Given data —
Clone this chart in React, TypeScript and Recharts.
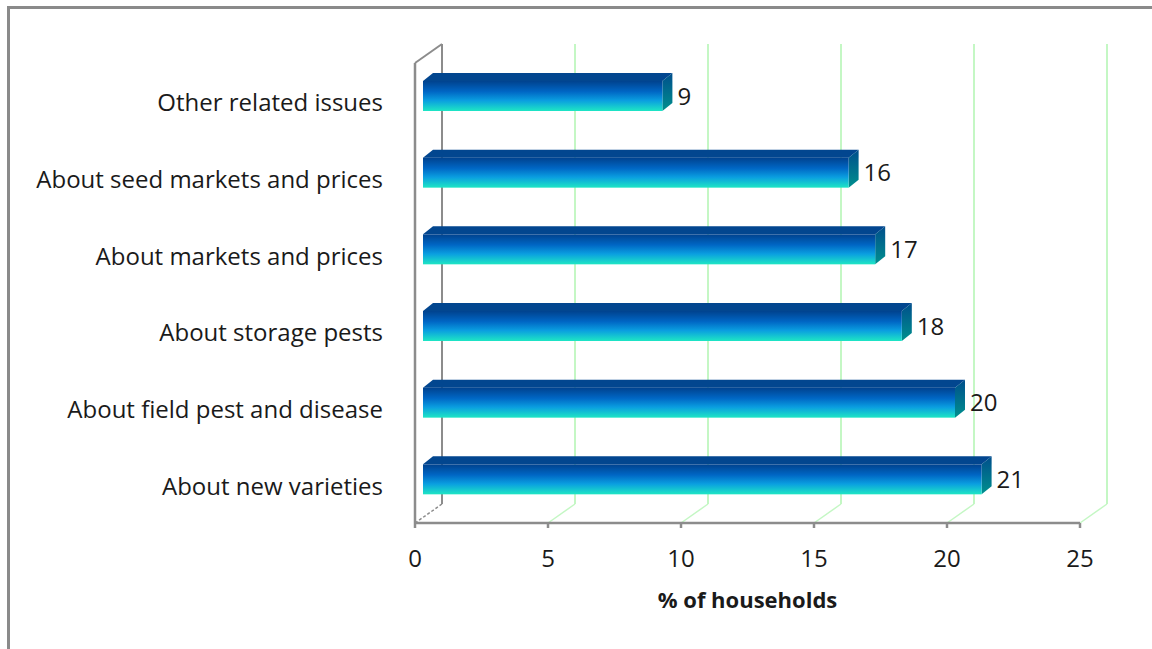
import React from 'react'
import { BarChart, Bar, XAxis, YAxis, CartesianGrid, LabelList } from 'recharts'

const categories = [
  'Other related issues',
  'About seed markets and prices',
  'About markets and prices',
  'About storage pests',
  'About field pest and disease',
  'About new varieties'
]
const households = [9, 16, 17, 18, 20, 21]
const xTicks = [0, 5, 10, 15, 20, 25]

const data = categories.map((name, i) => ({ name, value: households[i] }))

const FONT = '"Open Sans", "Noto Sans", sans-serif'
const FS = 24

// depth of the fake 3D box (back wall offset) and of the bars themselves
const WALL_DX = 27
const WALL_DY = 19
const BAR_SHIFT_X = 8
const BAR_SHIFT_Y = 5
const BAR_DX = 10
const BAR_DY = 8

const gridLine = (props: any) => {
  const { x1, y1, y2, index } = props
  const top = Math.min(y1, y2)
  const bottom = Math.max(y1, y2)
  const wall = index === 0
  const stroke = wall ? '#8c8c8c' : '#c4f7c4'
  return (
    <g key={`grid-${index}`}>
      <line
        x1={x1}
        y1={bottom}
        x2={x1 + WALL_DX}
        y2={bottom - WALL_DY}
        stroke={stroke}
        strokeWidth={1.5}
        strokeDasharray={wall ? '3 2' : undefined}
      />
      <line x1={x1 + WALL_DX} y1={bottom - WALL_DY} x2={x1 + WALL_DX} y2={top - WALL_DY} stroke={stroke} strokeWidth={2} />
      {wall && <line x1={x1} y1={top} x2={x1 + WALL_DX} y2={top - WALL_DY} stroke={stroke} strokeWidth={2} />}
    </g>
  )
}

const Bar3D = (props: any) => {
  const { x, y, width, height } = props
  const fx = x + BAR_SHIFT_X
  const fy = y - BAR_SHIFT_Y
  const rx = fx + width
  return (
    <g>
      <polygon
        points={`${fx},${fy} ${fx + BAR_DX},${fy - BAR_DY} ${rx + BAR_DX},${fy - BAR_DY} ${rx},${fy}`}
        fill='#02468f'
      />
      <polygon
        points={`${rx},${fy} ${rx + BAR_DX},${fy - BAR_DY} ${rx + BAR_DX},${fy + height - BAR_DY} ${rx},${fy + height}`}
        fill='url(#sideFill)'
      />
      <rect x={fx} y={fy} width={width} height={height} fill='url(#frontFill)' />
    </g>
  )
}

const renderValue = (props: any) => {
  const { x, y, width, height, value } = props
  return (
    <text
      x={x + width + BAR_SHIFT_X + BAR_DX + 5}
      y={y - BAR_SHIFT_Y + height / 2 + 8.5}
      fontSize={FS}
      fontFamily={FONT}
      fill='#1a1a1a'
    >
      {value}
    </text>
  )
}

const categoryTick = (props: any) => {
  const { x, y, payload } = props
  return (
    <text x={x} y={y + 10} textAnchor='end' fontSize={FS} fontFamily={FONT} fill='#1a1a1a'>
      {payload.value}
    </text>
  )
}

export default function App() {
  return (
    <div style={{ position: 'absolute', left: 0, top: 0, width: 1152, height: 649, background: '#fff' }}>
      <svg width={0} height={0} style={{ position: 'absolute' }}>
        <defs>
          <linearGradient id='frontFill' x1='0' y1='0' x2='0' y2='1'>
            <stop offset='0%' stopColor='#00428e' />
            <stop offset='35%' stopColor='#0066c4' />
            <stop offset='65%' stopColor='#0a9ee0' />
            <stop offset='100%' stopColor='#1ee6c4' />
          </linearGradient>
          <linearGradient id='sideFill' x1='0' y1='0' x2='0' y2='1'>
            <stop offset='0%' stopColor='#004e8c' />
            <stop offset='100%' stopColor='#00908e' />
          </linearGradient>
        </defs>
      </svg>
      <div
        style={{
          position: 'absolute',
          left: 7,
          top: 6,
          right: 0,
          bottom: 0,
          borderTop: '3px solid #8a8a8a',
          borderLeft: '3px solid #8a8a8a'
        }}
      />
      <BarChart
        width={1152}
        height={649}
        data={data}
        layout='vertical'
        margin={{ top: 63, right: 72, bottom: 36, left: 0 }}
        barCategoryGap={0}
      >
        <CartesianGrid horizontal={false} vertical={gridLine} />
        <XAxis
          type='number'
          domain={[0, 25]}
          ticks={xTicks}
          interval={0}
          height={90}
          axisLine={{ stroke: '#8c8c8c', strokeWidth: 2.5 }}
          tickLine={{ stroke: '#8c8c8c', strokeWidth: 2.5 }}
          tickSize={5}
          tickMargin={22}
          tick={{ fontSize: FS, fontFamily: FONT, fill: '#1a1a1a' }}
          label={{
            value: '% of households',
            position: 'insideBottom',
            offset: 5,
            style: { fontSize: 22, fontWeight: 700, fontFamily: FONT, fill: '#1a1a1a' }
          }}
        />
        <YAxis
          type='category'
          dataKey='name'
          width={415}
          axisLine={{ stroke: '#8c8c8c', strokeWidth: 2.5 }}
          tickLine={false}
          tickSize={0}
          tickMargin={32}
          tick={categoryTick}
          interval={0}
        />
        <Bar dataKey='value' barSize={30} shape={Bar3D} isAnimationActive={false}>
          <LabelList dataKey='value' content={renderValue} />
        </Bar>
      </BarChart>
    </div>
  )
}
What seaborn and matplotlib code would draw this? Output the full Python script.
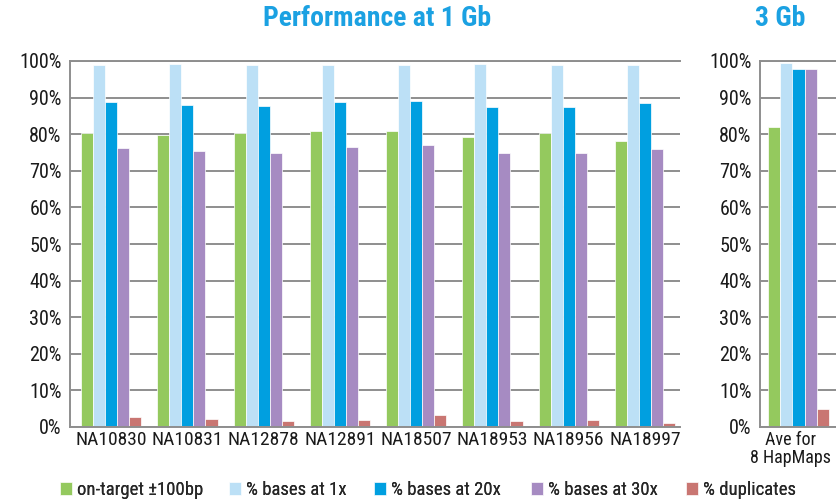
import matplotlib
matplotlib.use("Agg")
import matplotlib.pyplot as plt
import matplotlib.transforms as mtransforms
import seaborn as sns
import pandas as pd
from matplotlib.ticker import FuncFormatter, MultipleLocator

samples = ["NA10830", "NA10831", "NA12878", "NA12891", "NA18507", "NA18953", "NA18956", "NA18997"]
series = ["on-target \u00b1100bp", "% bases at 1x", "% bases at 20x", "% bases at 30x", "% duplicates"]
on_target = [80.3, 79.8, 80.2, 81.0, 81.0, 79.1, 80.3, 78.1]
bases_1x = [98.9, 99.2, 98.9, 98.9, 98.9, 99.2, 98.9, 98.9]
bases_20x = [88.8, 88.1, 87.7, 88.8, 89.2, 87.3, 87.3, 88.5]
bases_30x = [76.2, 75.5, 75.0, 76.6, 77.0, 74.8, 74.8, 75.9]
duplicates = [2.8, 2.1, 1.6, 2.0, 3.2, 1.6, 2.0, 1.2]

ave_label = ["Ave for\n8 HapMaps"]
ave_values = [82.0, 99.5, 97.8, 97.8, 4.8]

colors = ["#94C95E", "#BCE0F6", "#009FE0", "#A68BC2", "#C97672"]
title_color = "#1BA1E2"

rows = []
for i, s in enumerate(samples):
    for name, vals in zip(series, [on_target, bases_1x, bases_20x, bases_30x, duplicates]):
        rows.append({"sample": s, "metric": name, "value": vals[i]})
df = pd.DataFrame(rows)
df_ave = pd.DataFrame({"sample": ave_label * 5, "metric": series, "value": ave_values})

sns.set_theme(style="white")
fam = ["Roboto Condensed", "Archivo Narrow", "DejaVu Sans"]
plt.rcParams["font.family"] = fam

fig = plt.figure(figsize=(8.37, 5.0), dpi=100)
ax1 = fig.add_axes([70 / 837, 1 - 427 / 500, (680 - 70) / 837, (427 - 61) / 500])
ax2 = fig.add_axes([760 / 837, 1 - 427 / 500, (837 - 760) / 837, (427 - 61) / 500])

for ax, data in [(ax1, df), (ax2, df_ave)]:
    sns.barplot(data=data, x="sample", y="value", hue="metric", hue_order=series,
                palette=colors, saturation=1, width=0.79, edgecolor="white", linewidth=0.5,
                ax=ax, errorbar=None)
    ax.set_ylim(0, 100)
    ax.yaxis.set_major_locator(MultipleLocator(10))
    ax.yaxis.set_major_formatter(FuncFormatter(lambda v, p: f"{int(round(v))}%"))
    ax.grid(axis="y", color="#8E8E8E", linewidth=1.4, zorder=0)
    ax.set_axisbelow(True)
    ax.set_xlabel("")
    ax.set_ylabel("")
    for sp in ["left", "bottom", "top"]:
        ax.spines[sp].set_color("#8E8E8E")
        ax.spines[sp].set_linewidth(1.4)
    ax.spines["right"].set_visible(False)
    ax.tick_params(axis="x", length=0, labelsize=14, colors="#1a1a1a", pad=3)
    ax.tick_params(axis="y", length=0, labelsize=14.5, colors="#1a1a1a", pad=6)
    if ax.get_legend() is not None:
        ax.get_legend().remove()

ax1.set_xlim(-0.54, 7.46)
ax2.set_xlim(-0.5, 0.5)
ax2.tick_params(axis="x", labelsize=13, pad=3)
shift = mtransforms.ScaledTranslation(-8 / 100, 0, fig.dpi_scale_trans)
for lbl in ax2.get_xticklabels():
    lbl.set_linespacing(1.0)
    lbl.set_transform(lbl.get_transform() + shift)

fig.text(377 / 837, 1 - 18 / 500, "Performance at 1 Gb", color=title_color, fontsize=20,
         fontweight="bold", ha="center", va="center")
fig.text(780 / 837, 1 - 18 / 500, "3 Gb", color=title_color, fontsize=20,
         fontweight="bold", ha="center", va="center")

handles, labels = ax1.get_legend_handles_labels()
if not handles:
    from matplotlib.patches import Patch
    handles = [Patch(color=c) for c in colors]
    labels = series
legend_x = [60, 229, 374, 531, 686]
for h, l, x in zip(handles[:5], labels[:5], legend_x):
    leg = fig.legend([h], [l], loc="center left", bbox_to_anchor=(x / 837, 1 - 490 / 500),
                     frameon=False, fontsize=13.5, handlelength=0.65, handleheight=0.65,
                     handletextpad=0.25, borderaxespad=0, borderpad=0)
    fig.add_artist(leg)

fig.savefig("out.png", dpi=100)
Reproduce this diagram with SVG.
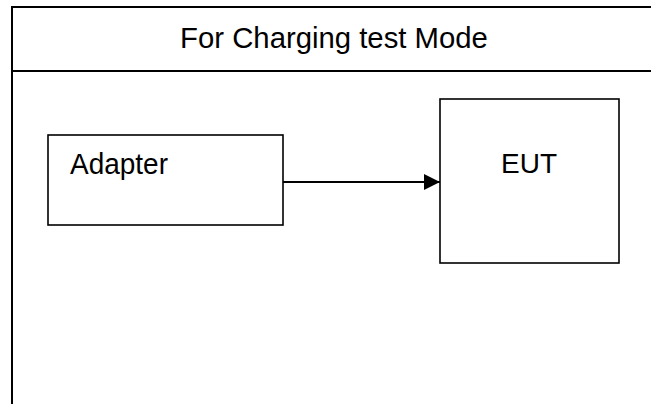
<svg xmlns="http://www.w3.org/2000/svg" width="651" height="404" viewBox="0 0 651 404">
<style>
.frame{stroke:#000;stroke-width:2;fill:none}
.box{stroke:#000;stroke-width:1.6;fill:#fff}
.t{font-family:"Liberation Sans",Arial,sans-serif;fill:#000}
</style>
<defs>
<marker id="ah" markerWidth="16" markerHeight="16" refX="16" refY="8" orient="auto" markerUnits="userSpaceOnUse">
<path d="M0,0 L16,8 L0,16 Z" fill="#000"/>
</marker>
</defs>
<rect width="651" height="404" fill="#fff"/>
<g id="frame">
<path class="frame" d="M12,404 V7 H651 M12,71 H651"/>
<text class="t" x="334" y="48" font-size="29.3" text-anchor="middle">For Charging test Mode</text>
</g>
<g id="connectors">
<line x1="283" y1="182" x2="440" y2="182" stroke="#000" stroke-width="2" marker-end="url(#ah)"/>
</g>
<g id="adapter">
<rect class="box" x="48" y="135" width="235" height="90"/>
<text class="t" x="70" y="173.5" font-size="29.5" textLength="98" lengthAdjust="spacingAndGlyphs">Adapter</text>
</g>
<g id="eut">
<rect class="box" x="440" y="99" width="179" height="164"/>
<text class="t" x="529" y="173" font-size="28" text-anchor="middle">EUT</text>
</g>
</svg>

Stated exercise — Extract only the lines from the line containing "Reproduce this diagram with SVG." through the final line of the records; keep both ends and drop every picture.

Response for this exercise —
Reproduce this diagram with SVG.
<svg xmlns="http://www.w3.org/2000/svg" width="651" height="404" viewBox="0 0 651 404">
<style>
.frame{stroke:#000;stroke-width:2;fill:none}
.box{stroke:#000;stroke-width:1.6;fill:#fff}
.t{font-family:"Liberation Sans",Arial,sans-serif;fill:#000}
</style>
<defs>
<marker id="ah" markerWidth="16" markerHeight="16" refX="16" refY="8" orient="auto" markerUnits="userSpaceOnUse">
<path d="M0,0 L16,8 L0,16 Z" fill="#000"/>
</marker>
</defs>
<rect width="651" height="404" fill="#fff"/>
<g id="frame">
<path class="frame" d="M12,404 V7 H651 M12,71 H651"/>
<text class="t" x="334" y="48" font-size="29.3" text-anchor="middle">For Charging test Mode</text>
</g>
<g id="connectors">
<line x1="283" y1="182" x2="440" y2="182" stroke="#000" stroke-width="2" marker-end="url(#ah)"/>
</g>
<g id="adapter">
<rect class="box" x="48" y="135" width="235" height="90"/>
<text class="t" x="70" y="173.5" font-size="29.5" textLength="98" lengthAdjust="spacingAndGlyphs">Adapter</text>
</g>
<g id="eut">
<rect class="box" x="440" y="99" width="179" height="164"/>
<text class="t" x="529" y="173" font-size="28" text-anchor="middle">EUT</text>
</g>
</svg>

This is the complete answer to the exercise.